Free in Fall

A leaf, browned and stiff, detaches. Having surrendered the solid security of a tree branch, it has naught but the autumn breeze to hold onto. The wrinkles and folds that the mere idea of winter etched now determine its path: an irregular spiral towards the ground. It careens, sheds any delusions of control, and sinks stolidly along its fated route. Not until it meets the dewy ground – slimy and stuck amid scores of fellow decomposing leaves – does it know rest.In the seasonal life cycle of the tree and the leaf I see echoes of my own. Right around the time of falling leaves – mid-to-late-October in this part of the world – I found myself in a different kind of free-fall. Upon the closing of school for Fall Break, I felt a landing of sorts, as though I had just set down after a long and bumpy flight. This feeling, I decided, was an unlocking from a groove, the necessary line of maximal efficiency that Swarthmore demands we adhere to, and it was followed by the unconstrained possibilities of life without obligation. Well, at least life without immediate obligation – this is Swarthmore, and therefore even breaks aren’t really breaks.

I had postponed the planning of a trip for the impending break for weeks before the date arrived. As it happened, I still had no plan when the first weekend came around. I spent Saturday luxuriating in the seemingly endless free time, and continued the revelry into the night. There, with a group of friends in Philadelphia, I felt the habit of a recent graduate slip over my thin scholarly skin. I walked around the city with friends and cavorted in freedom, enjoying the trial of a rapidly approaching identity.

The next morning, I carried out the vague plan I’d made the night before by driving a few friends up to New York City, where they each had plans of their own for the week ahead. Still feeling light and unencumbered by any kind of itinerary, I zipped through the drive with nary a thought in regards to the next few days. Those few days, it turned out, progressed in much the same manner: I walked around the city, spent the night on an inflatable mattress, and then continued my way north out of a fortunate confluence of mine and a friend’s plan and a desire to see the autumnal foliage at its peak.

I was not disappointed. I spent a few days at Hamilton College with my friend and her sister (also a friend), preparing my thesis and just absorbing the novel yet familiar feel of their college. From there, Clinton, N.Y., I set out to Burlington, V.T. via NY Rt. 8, a scenic byway through the Adirondack Mountains. Though I’ve done some blue-highways driving before, this was the most picturesque drive I’ve ever done. I was hemmed in on both sides by every imaginable hue in nature, in fact too numerous to name, except for one: blue. Though not the first color you think of to characterize the fall, blue seemed to me the most spectacular. I’ll elaborate.
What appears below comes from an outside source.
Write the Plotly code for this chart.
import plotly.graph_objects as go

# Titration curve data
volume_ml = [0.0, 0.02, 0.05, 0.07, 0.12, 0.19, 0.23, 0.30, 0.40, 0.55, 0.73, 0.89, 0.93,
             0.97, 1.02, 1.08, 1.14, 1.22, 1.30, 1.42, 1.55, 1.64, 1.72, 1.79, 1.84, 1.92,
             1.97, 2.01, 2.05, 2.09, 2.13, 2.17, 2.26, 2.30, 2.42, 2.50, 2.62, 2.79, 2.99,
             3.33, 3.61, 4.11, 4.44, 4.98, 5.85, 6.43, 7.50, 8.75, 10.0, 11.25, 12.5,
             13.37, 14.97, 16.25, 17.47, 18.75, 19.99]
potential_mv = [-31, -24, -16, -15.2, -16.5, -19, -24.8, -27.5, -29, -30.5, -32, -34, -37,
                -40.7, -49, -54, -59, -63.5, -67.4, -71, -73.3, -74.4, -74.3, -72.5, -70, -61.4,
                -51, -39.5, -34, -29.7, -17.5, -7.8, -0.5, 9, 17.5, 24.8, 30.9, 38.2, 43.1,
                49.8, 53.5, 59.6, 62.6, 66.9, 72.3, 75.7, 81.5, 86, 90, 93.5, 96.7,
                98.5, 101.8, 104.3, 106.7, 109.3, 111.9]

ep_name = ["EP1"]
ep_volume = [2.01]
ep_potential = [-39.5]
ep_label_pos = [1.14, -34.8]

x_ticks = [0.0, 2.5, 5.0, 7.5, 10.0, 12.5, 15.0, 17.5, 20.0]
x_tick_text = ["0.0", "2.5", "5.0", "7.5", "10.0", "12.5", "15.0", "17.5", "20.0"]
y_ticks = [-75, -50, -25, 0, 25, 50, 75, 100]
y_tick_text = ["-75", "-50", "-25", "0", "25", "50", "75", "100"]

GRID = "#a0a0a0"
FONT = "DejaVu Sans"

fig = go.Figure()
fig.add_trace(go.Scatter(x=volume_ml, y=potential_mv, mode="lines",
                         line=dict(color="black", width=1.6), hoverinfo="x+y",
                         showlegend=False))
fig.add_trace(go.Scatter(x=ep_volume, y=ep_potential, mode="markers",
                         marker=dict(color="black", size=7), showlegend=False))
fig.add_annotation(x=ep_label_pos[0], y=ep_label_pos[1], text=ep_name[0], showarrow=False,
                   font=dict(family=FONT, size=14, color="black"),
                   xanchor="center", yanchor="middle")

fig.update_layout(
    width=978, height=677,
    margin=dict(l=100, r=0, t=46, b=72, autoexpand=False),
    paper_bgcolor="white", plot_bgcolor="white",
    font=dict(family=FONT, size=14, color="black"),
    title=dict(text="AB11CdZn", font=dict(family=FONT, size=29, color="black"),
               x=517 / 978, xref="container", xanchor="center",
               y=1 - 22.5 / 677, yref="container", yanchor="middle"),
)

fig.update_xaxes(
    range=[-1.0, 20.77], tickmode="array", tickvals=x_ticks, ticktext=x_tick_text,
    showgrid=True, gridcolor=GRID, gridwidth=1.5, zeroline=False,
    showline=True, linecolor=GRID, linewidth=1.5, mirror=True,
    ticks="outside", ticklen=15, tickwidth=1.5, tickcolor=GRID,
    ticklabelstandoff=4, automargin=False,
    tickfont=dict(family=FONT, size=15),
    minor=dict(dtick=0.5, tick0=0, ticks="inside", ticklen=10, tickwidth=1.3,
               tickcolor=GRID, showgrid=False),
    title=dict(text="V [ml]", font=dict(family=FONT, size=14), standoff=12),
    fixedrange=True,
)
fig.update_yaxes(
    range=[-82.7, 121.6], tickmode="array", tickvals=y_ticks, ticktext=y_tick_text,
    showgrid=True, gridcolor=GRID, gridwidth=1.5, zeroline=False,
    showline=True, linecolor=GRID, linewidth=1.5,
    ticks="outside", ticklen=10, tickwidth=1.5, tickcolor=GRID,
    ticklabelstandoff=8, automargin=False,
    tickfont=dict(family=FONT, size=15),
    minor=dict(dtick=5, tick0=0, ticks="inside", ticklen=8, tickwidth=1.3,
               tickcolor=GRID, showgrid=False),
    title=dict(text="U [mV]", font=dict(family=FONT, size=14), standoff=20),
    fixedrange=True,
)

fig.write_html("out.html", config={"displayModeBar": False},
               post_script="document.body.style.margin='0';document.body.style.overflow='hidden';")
While driving, one cannot help but look ahead. Ahead of me on this trip was usually road and trees of spectacular colors, but occasionally I was afforded a more open vista, which then allowed me to see farther into the distance. In this distance were mountains, generally, and sometimes lakes, but these are marginal to what I want to describe. Ahead of me, for my column’s purposes, was the blue distance. Every scenic vista I came to, at a high point or a mountain pass or simply a clearing through which the highway traveled, I saw the mountains bathed in an airy blue. This color must not be foreign to me, as I must have seen it all the other times I’ve looked out to distant mountains, but it stood out to me this time. Having this blue wash way out in front of me proved to be a wonderfully complimentary frame for the lush New York and Vermont scenery in the foreground.

I spent my only night in Burlington at a place called Radio Bean, a café/bar with live music, listening to their house band play Honky Tonk. I met a few interesting people, had a few tasty drinks, and walked a few blocks back to the hostel for the night. Then I was back through the Adirondacks the next morning, and through Pennsylvania to Swarthmore the next afternoon.

Those next few days, which, like the first moments of consciousness upon awaking, were ephemeral and quickly forgotten, included some familial bonding, including a hike and a family dinner, and served to slowly wake me up after a brief Fall Break siesta of unplanned movement. The time away had been equal parts solitary and in company, and in company with those for whom I care, so that when Sunday finally did arrive, I felt well rested and well nourished in preparation for the return of Swarthmore’s rigor, and could only remember the week before as a dream.

In that dream, I walk along a Swarthmorean path and watch as a leaf floats earthward and settles atop the layer of variously decomposed leaves – a scrap on a pile of death or the foundational lining of a new season of life. Like this dream, and my Fall Break, I think my Swat career will possess those qualities of a thing so perfectly suited to sate my desires: an indiscernible onset, blink-fast progression, and evanescent memory.